My story, "Losing Count," has been shortlisted for the 2022 Commonwealth Short Story Prize. I've been told there were over 6,700 submissions this year; a staggering amount that makes it hard to believe my story made it to the final 25. Next month I'll find out if I win the regional prize, and then the final winner will be announced in June.
I wrote my first draft of "Losing Count" in 2019.* While I was writing it I was thinking of the long gangly pink flowers my mother had guerilla planted on the edges of a narrow street in the village of Anogyra in Cyprus. They barely took up any space, but grew tall and spectacular against the stone house walls.
"What's the English name for those pink flowers you planted in the street?" I texted her from the United States.
"Hollyhocks," she replied. "Is this for a story?"
"Yes," I wrote.
"When can I read it?"
"When it's published."
I've never been good at showing my family my stories before they're out in the world. And besides, this story felt like it stood a good chance of getting published. I was sure she'd get to read it soon.
I started sending "Losing Count" out for publication in the spring of 2020. The rejections came one after the other. I got over thirty rejections over a span of two years. In those two years I unexpectedly lost my mother: she went quickly, over a weekend, 6000 miles away from me, in the middle of a pandemic, while I was 6 months pregnant.
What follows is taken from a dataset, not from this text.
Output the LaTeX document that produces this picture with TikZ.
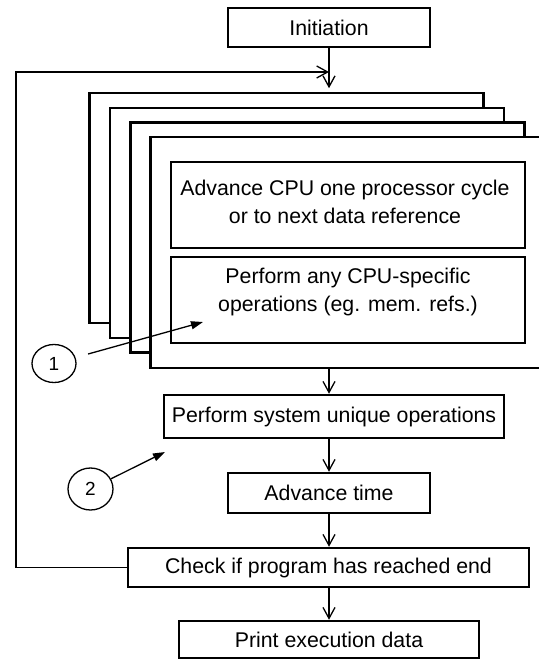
\documentclass[tikz,border=0pt]{standalone}
\usepackage{fontspec}
\setmainfont{Liberation Sans}
\usetikzlibrary{arrows.meta,shapes.geometric}
\begin{document}
\begin{tikzpicture}[x=1pt,y=-1pt,
  box/.style={draw, line width=2.5pt, fill=white, inner sep=0pt, font=\fontsize{21.3}{28}\selectfont},
  stack/.style={draw, line width=2.6pt, fill=white, inner sep=0pt, minimum width=394pt, minimum height=230pt},
  conn/.style={line width=1.3pt, -{Straight Barb[length=11pt,width=12pt,line width=1.3pt]}},
  pointer/.style={line width=1.3pt, -{Triangle[length=12pt,width=8pt]}},
  lbl/.style={font=\fontsize{21.3}{28}\selectfont, align=center, inner sep=0pt},
  num/.style={draw, ellipse, line width=1.3pt, inner sep=0pt, font=\fontsize{19}{23}\selectfont}
]
\useasboundingbox (0,0) rectangle (538,660);

% top box
\node[box, minimum width=202pt, minimum height=39pt] (init) at (329,27.5) {Initiation};

% stacked frames
\node[stack] (f1) at (286.75,208) {};
\node[stack] (f2) at (307,223) {};
\node[stack] (f3) at (327.25,237.75) {};
\node[stack, minimum height=231pt] (f4) at (347.5,252.5) {};

% inner boxes
\node[box, minimum width=354pt, minimum height=86pt] (b1) at (348,205) {};
\node[lbl] (t1) at (345,202) {Advance CPU one processor cycle\\or to next data reference};
\node[box, minimum width=354pt, minimum height=86pt] (b2) at (348,300) {};
\node[lbl] (t2) at (348,292) {Perform any CPU-specific\\operations (eg. mem. refs.)};

% lower boxes
\node[box, minimum width=340pt, minimum height=43pt] (sys) at (334,416.5) {Perform system unique operations};
\node[box, minimum width=202pt, minimum height=40pt] (time) at (329,493) {Advance time};
\node[box, minimum width=401pt, minimum height=39pt] (check) at (328.5,567.5) {Check if program has reached end};
\node[box, minimum width=300pt, minimum height=37pt] (print) at (329,639.5) {Print execution data};

% circled numbers
\node[num, minimum width=44pt, minimum height=38pt] (n1) at (54,363.5) {1};
\node[num, minimum width=45pt, minimum height=42pt] (n2) at (90.5,489) {2};

% vertical flow
\draw[conn, shorten >=3.5pt] (init.south) -- (init.south |- f1.north);
\draw[conn] (f4.south -| init.south) -- (sys.north -| init.south);
\draw[conn] (sys.south -| time.north) -- (time.north);
\draw[conn] (time.south) -- (time.south |- check.north);
\draw[conn] (check.south -| print.north) -- (print.north);

% loop back
\coordinate (corner) at (16,72);
\coordinate (join) at (329,72);
\draw[conn] (check.west) -| (corner) -- (join);

% pointers
\coordinate (p1) at (203,322);
\coordinate (p2) at (165,452);
\draw[pointer, shorten <=13pt] (n1) -- (p1);
\draw[pointer] (n2) -- (p2);
\end{tikzpicture}
\end{document}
By the end of last summer, I was ready to trunk the story. And then in the fall the Commonwealth Short Story Prize contest opened up. Being overwhelmed with grief, the logistics of grief, pregnancy, and new parenthood, I had barely written anything new and I wasn't sure "Losing Count" stood a chance given how many places had rejected it. I knew I loved the story but maybe it wasn't actually that good. I decided not to self-reject and I sent it in.
Almost a year after my mother died I received an email from the Commonwealth Writers telling me that "Losing Count" had been shortlisted. If it wins the regional prize it will be published in Granta Magazine and even if it doesn't it will be published in Adda Magazine. It will be read by many people. And it will remain unread by a person I loved who I did not expect to lose.
A story can sometimes be written and published in as much time as it takes for a pre-pandemic world to become a pandemic-world. In as much time as it takes for hollyhocks to grow from seed, to flower, to self-sow, to generate more hollyhocks. In as much time as it takes to bear a new life and to lose a loved one. I have no moral to give here. All I can say is that writing and stories are strange, that they evolve atemporally, that they can feel anachronistic once begun and once finished, that they hold entire lives behind them that are never seen on the page.
I hope that when "Losing Count" finally gets published, you will read it.
*Many thanks to Hasret Eleby, Vida James, Roxanne Ringer, Emma Törzs, and Izzy Wasserstein for their feedback and enthusiasm on the first draft and not letting me give up on the story.